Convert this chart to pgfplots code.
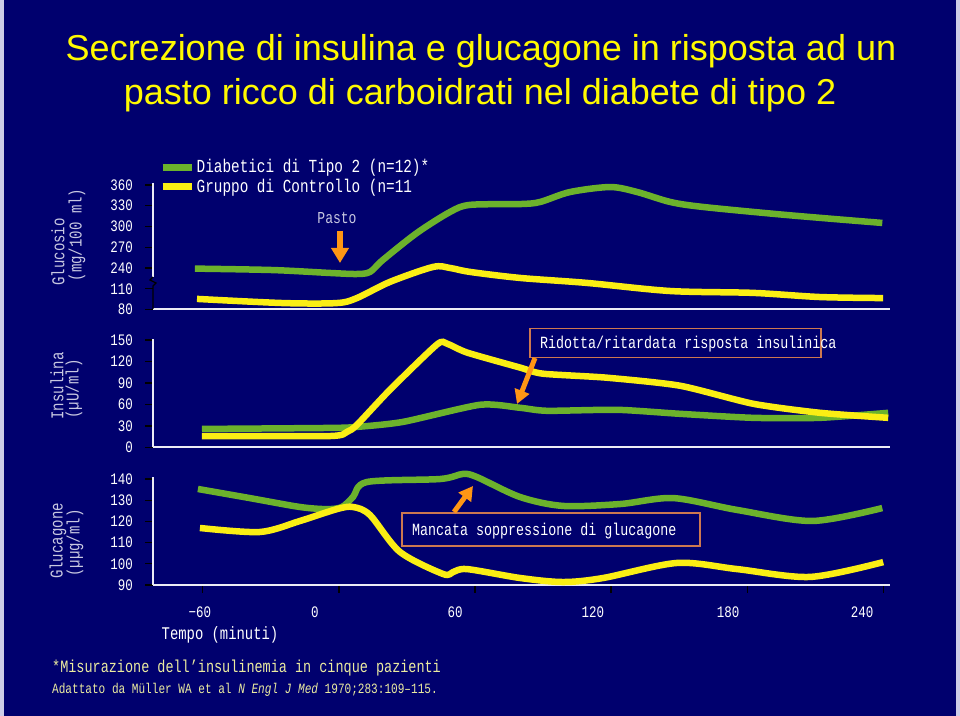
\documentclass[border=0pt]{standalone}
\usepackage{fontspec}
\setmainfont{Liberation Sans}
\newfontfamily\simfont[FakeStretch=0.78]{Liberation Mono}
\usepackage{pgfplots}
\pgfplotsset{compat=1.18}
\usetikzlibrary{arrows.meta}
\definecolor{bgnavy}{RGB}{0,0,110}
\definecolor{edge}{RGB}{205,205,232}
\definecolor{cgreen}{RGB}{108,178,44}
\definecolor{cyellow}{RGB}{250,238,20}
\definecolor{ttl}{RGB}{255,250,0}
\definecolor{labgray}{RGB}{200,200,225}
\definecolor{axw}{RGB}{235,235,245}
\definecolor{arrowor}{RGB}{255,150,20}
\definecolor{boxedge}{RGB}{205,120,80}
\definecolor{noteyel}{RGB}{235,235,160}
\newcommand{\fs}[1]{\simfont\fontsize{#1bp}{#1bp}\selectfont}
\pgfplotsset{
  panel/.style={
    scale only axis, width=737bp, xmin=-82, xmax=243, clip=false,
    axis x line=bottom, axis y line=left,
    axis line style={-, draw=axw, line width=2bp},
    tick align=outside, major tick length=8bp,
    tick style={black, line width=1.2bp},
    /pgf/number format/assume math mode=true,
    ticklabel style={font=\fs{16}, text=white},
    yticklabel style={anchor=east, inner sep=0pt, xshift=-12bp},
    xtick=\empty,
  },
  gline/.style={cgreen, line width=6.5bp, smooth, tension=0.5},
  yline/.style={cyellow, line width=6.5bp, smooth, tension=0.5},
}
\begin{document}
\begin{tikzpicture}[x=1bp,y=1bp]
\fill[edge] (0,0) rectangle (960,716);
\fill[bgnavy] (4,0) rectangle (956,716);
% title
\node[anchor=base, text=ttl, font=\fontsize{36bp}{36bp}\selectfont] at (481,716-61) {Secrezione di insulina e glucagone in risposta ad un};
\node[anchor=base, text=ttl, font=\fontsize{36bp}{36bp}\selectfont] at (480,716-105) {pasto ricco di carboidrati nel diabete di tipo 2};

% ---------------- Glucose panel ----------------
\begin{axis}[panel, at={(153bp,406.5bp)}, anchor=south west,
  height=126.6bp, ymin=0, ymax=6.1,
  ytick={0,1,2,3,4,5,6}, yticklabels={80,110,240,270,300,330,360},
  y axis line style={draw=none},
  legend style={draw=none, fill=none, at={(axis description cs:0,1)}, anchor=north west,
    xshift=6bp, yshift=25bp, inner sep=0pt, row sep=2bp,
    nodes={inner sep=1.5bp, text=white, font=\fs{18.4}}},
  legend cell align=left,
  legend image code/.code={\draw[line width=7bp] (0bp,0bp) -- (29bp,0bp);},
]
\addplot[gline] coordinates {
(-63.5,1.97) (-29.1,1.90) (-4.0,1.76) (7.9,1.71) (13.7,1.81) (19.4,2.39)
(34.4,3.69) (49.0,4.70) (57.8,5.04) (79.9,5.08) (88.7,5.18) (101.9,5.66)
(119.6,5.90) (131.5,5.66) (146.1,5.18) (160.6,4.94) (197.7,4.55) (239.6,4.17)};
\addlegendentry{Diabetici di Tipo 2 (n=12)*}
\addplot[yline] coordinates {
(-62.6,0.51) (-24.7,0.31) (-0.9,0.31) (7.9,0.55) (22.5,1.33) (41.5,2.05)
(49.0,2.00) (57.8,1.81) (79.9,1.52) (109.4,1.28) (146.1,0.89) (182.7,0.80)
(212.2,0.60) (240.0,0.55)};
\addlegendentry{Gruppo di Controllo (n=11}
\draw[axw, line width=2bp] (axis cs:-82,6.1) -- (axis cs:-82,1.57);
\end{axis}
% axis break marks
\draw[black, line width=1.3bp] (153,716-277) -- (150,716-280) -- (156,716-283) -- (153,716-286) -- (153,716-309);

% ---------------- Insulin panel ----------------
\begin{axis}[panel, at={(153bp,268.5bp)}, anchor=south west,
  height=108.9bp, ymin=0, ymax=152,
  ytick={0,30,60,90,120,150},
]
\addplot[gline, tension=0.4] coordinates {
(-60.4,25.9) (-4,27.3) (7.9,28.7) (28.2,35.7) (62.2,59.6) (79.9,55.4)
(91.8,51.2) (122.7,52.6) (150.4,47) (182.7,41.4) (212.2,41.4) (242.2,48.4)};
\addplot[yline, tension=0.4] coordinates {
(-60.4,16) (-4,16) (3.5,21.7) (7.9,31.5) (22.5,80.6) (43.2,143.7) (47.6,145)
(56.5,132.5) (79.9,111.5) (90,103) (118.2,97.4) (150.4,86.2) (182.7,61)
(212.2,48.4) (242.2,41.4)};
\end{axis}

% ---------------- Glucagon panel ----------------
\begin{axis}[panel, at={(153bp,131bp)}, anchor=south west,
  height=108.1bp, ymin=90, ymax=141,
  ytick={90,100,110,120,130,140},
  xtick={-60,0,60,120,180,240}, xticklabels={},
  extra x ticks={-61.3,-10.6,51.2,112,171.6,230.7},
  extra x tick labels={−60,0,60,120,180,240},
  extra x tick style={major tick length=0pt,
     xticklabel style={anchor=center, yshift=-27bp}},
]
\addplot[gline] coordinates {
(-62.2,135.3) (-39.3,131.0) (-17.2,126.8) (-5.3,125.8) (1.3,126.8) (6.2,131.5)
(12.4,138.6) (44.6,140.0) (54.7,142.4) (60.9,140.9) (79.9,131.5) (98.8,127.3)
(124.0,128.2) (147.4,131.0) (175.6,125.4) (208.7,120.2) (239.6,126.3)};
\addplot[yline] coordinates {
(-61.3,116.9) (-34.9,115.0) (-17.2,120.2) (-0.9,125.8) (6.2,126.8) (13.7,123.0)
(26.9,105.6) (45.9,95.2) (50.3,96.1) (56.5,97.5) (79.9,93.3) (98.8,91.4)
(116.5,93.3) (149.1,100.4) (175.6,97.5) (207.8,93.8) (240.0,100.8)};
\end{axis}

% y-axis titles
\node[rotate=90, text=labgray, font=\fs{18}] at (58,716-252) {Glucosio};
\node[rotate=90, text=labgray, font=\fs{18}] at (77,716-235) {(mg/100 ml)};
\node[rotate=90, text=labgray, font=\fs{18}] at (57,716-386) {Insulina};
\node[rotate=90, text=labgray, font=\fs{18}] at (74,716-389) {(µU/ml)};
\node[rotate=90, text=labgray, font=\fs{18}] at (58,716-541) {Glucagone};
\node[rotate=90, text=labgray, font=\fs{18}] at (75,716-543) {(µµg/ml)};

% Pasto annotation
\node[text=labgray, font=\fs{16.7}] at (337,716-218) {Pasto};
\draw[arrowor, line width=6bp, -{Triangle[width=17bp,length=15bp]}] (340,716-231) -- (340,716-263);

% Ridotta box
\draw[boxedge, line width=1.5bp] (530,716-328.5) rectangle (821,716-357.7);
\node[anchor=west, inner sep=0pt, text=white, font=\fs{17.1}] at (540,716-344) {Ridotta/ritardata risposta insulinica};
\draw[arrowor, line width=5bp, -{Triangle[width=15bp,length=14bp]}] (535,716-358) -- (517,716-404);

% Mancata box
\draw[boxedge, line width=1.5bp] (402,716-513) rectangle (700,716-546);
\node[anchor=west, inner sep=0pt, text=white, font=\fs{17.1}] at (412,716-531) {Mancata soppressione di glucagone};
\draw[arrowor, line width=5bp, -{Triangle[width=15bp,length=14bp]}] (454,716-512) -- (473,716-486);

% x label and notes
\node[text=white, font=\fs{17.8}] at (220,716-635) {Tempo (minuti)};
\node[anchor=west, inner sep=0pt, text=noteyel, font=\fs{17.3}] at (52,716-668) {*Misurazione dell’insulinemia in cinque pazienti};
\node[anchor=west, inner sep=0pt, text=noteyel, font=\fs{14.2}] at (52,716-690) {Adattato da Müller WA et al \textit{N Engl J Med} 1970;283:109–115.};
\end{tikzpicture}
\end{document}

+--

» **Stated problem**:
In the data above, please extract the lines from the first one through the line with "ricco di carboidrati", exactly, and keep pictures out.

» **Answer to this problem**:
Convert this chart to pgfplots code.
\documentclass[border=0pt]{standalone}
\usepackage{fontspec}
\setmainfont{Liberation Sans}
\newfontfamily\simfont[FakeStretch=0.78]{Liberation Mono}
\usepackage{pgfplots}
\pgfplotsset{compat=1.18}
\usetikzlibrary{arrows.meta}
\definecolor{bgnavy}{RGB}{0,0,110}
\definecolor{edge}{RGB}{205,205,232}
\definecolor{cgreen}{RGB}{108,178,44}
\definecolor{cyellow}{RGB}{250,238,20}
\definecolor{ttl}{RGB}{255,250,0}
\definecolor{labgray}{RGB}{200,200,225}
\definecolor{axw}{RGB}{235,235,245}
\definecolor{arrowor}{RGB}{255,150,20}
\definecolor{boxedge}{RGB}{205,120,80}
\definecolor{noteyel}{RGB}{235,235,160}
\newcommand{\fs}[1]{\simfont\fontsize{#1bp}{#1bp}\selectfont}
\pgfplotsset{
  panel/.style={
    scale only axis, width=737bp, xmin=-82, xmax=243, clip=false,
    axis x line=bottom, axis y line=left,
    axis line style={-, draw=axw, line width=2bp},
    tick align=outside, major tick length=8bp,
    tick style={black, line width=1.2bp},
    /pgf/number format/assume math mode=true,
    ticklabel style={font=\fs{16}, text=white},
    yticklabel style={anchor=east, inner sep=0pt, xshift=-12bp},
    xtick=\empty,
  },
  gline/.style={cgreen, line width=6.5bp, smooth, tension=0.5},
  yline/.style={cyellow, line width=6.5bp, smooth, tension=0.5},
}
\begin{document}
\begin{tikzpicture}[x=1bp,y=1bp]
\fill[edge] (0,0) rectangle (960,716);
\fill[bgnavy] (4,0) rectangle (956,716);
% title
\node[anchor=base, text=ttl, font=\fontsize{36bp}{36bp}\selectfont] at (481,716-61) {Secrezione di insulina e glucagone in risposta ad un};
\node[anchor=base, text=ttl, font=\fontsize{36bp}{36bp}\selectfont] at (480,716-105) {pasto ricco di carboidrati nel diabete di tipo 2};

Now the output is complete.